Saturday, December 28th 2019, 1:00am

Państwowe Zakłady Lotnicze P.64 “Sokół” Fighter

Brock and I have been discussing the merits of potential WarPac aircraft, and I'd like to offer this design as a possibility for a Polish jet fighter aircraft. I agree with Brock's suggestion that Poland ought and could develop its own jet fighter to avoid dependence on any outside source, even though it (at the moment) would be powered by a license-built engine.

Quoted





Development History

The appearance of jet engine-powered fighter aircraft in Britain, France, Germany, and Russia prompted the Polish Ministry of Defence to initiate a development programme for a comparable aircraft in the latter part of 1944. PZL engineers Tadeusz Sołtyk and Tadeusz Chyliński were assigned the task, both having recently returned from abroad – Sołtyk in Italy and Chyliński in the United States. By 1945 a mock-up of the design had been presented to a delegation of Polish military officials and in the winter of 1945/46 a model was undergoing wind tunnel testing at the Aviation Institute in Warsaw.

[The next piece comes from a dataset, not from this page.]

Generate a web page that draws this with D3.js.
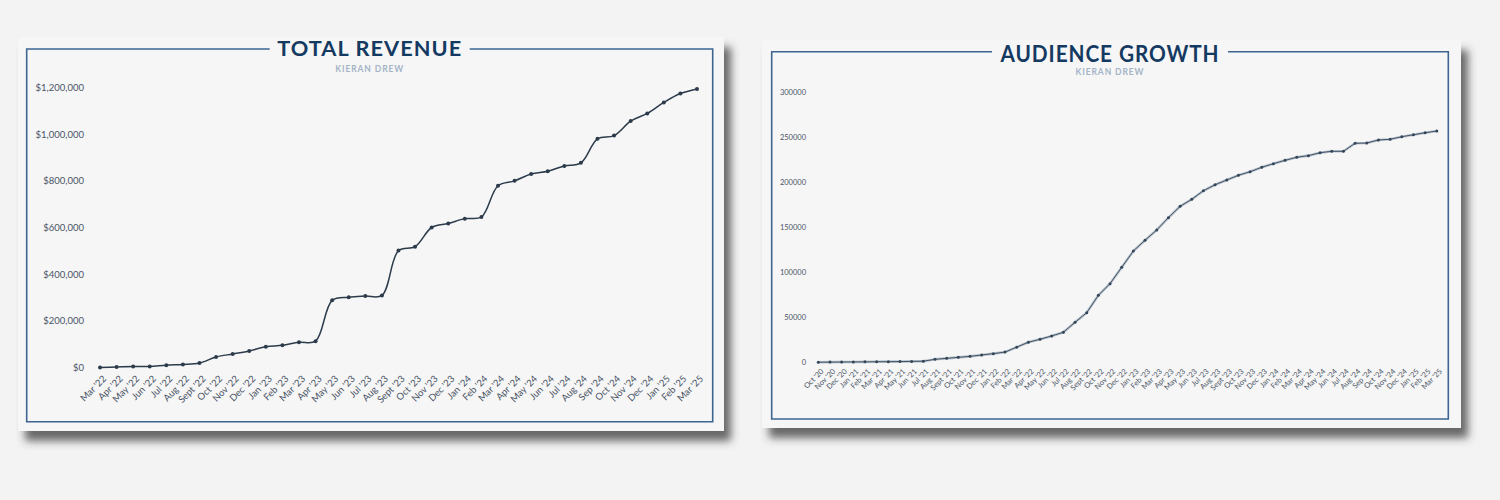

Refinements of the design slowed construction of a prototype, which did not appear until 1946, making its first flight on 16 May of that year at the hands of Benedykt Dąbrowski. Several models of engines were tested with the final choice resting on the American-designed Allison J-33 centrifugal-flow turbojet; plans had called for this power plant to be built under license by Polskie Zakłady Skody of Warsaw-Okęcie but delays in deliveries would cause the first fifty Polish-built aircraft to be completed with engines imported from the United States.

The first production aircraft were delivered to the Polish Air Force in the spring of 1948, for whom an initial quantity of three hundred aircraft were ordered, sufficient to equip twelve squadrons plus reserves.


General characteristics

Crew: 1
Length: 9.5 meters
Wingspan: 7.5 meters
Wing area: 14.5 square meters
Empty weight: 4,100 kilograms
Gross weight: 6,800 kilograms
Powerplant: One license-built Allison J-33 centrifugal-flow turbojet, 16.1 kN thrust

Performance

Maximum speed: 880 kilometers/hour
Combat range: 550 kilometers
Service ceiling: 12,000 meters
Rate of climb: 28.5 meters/second
Thrust/weight: 0.24

Armament

Two 23mm FN-Madsen cannon with 300 rounds/gun
Underwing hardpoints with to carry combinations of two 220 kilogram bombs, six 127mm air-ground rockets, or fuel tanks


2

Sunday, December 29th 2019, 10:21am

Looks a sensible enough design to me and the design has hints of the some of the later real 1950s Polish projects.